You may say, he’s a dreamer…

And you may say I only read this for self-serving reasons of confirmation bias and romantic ideas about how it is cool to be a Russia expert. To be honest, I do find him to be a little gloom and doom. Who wants to listen to such a depressive? And the whole idea that “The greatest threats to our national security still reside in Russia.” Really? I think they reside in Washington – but that’s just me. But just when I’m about to accuse dear Stephen of hysteria mongering, I realize that it’s just that he’s so passionate about it all. Easy to get worked up like that, especially when it seems no one will listen to you. You end up coming off as the town loony. I do it all the time. At least in Russia we might have the dignity of being Holy Fools.

I also find his evolution as a Russia expert person a little surprising at first.

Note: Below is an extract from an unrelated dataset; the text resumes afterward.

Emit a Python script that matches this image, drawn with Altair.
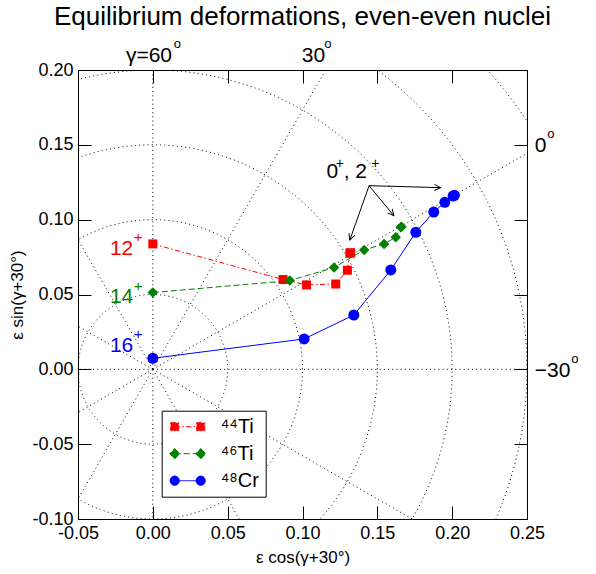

I’m reading a collection of dissident samizdat he edited in the bad old days. He clearly felt an affinity, a passion then, for these Soviet dissidents, struggling for freedom of expression, democratization, etc. We’ve had a lot of discussion here about the modern dissidents in Russia, who also claim to be fighting these age-old wars with their leaders. But judging from the interview above, it would seem he’s left the camp. Instead of aligning himself with the victims of the current Russian government, he’s -whether he’d admit it or not- advocating on behalf of the Russian government itself. At least on behalf of their better angels.

Maybe it’s not our hero who has changed, but the bad guy? As someone recently said, there are lots of serious problems facing Russia today, and whether or not to hang a picture of Stalin is not one of them. I don’t entirely relate to the bad old days Cohen because, frankly, I can’t get so worked up about Stalin. I can, however, get pretty worked up about the United States of America though. Being American, and not Russian, and all.

Check it out: We’re the new dissidents. Apologies to Yulia.